→ **Task instructions**: Your task is to copy each line that has the word "matplotlib".

→ **Records to process**:
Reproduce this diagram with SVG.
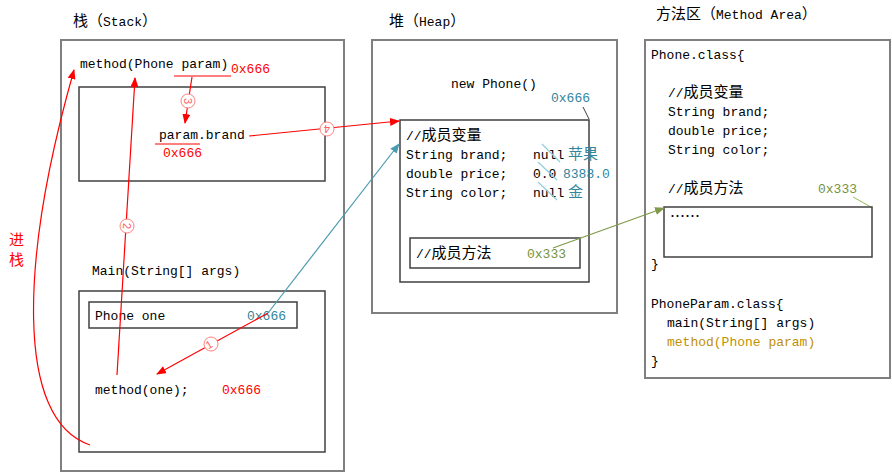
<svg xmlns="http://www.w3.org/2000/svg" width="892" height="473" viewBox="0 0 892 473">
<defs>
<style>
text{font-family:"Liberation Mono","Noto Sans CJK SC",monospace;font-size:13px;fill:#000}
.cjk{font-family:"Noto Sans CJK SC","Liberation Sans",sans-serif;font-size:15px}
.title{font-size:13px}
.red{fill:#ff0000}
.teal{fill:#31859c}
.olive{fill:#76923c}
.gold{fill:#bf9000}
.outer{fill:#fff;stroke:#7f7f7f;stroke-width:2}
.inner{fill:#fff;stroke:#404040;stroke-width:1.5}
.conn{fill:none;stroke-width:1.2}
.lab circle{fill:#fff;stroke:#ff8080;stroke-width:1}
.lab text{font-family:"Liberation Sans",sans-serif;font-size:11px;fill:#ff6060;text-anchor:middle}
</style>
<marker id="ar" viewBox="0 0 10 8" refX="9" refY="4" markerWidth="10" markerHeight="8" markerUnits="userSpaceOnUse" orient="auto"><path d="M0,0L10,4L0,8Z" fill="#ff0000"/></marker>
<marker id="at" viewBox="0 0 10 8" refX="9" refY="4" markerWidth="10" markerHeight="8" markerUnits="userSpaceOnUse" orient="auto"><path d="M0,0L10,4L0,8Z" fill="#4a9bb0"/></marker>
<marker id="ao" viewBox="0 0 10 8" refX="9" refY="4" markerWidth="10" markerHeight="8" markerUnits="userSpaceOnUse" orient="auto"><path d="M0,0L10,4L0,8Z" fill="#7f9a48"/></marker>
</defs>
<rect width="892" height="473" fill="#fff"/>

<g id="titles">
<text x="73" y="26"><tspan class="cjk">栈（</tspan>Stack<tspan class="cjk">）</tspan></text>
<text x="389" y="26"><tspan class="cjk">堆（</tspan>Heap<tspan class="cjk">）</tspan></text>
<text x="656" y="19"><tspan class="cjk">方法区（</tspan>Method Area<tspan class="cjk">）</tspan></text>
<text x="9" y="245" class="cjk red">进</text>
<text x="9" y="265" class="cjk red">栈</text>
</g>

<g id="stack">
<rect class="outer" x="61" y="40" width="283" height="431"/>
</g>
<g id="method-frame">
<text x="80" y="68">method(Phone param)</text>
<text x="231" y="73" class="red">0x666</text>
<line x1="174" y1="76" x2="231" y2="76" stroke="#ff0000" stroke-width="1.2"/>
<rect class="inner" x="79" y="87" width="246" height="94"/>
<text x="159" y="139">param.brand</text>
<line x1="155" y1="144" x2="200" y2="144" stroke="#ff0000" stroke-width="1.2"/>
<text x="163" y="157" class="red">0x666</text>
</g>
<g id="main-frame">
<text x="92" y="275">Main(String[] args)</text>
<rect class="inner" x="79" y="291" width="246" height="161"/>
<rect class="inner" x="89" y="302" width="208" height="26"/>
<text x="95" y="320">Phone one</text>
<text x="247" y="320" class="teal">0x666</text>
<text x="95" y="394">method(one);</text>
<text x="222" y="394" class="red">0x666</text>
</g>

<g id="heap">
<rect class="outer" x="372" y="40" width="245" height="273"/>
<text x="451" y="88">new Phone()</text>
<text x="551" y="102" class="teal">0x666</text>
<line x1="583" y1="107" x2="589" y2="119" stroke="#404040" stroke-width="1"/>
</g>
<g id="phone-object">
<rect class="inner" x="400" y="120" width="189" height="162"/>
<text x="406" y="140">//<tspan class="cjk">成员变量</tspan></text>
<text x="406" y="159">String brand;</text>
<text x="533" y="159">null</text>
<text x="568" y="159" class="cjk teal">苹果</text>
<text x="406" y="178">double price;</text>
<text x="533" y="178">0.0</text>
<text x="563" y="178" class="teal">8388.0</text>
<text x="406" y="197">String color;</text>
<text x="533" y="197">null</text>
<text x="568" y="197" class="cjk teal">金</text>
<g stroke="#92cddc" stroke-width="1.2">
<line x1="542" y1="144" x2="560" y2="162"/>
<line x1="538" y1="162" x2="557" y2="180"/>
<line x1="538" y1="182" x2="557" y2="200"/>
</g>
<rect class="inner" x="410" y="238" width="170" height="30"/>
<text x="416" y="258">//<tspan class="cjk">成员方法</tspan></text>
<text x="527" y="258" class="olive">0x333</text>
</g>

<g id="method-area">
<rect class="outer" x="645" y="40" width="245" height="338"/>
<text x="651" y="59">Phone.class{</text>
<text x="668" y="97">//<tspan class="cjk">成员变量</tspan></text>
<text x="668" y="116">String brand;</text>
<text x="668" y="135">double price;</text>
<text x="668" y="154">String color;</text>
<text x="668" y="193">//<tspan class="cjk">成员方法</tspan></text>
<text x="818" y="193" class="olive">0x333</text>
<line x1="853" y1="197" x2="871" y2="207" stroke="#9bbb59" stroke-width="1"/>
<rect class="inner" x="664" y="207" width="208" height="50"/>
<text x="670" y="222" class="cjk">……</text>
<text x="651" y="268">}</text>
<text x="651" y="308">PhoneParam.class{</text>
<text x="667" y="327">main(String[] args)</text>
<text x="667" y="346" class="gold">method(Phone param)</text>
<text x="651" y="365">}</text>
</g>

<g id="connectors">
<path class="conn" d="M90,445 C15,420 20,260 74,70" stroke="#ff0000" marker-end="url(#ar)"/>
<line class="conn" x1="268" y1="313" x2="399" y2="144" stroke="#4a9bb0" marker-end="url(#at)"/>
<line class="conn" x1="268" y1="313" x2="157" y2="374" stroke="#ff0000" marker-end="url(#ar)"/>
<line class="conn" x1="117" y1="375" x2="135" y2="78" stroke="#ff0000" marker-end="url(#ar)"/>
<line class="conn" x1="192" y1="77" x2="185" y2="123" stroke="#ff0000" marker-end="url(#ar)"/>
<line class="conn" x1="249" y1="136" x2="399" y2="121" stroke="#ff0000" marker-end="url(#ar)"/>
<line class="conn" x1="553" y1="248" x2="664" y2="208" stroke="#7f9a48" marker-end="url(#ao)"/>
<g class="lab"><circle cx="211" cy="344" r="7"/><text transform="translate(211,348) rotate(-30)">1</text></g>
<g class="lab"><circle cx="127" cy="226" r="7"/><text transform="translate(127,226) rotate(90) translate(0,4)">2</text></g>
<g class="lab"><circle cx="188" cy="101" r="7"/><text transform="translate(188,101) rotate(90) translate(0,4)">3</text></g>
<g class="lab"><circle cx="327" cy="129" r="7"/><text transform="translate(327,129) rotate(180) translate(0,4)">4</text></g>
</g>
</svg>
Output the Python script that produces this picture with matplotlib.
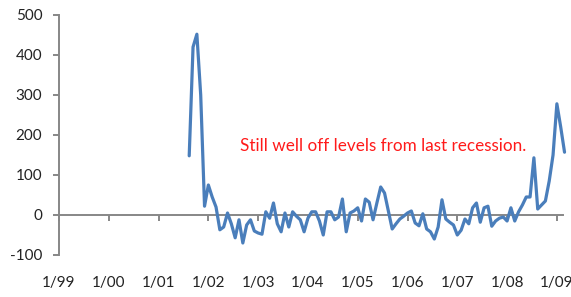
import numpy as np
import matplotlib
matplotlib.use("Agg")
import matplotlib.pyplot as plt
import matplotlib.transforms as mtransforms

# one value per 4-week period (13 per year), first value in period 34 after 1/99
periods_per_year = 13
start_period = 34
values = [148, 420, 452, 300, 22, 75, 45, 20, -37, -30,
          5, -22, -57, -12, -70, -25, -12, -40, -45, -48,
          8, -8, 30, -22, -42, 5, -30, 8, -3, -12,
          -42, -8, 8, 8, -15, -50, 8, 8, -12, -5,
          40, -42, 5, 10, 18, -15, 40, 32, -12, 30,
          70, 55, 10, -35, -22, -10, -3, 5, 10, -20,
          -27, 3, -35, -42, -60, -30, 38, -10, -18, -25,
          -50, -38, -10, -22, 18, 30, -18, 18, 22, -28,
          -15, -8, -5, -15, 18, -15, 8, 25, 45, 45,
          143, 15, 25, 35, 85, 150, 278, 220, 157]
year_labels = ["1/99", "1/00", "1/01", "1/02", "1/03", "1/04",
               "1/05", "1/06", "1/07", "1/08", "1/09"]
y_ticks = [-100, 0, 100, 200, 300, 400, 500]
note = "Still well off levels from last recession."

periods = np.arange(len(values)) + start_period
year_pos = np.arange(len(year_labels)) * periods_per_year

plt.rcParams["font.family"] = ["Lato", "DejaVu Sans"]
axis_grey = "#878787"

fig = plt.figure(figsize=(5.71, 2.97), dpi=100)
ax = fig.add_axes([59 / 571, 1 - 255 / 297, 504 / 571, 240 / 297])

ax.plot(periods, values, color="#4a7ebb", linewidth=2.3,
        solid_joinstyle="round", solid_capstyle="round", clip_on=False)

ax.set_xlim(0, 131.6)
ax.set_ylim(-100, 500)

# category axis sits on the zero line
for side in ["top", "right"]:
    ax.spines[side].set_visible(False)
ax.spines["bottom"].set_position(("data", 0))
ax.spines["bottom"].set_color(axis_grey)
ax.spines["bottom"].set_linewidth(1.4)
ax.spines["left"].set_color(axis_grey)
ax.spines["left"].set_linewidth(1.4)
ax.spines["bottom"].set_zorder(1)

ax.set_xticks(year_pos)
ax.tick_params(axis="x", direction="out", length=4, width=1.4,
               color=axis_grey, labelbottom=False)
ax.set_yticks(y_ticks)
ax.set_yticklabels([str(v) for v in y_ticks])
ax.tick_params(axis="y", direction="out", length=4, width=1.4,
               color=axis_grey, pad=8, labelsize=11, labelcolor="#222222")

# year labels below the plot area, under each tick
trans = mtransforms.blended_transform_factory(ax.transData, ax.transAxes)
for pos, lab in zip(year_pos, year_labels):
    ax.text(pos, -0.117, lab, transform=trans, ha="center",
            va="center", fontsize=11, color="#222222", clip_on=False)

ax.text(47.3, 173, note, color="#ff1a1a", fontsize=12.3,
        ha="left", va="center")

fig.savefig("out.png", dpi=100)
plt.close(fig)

→ **Response**:
Output the Python script that produces this picture with matplotlib.
import matplotlib
matplotlib.use("Agg")
import matplotlib.pyplot as plt
import matplotlib.transforms as mtransforms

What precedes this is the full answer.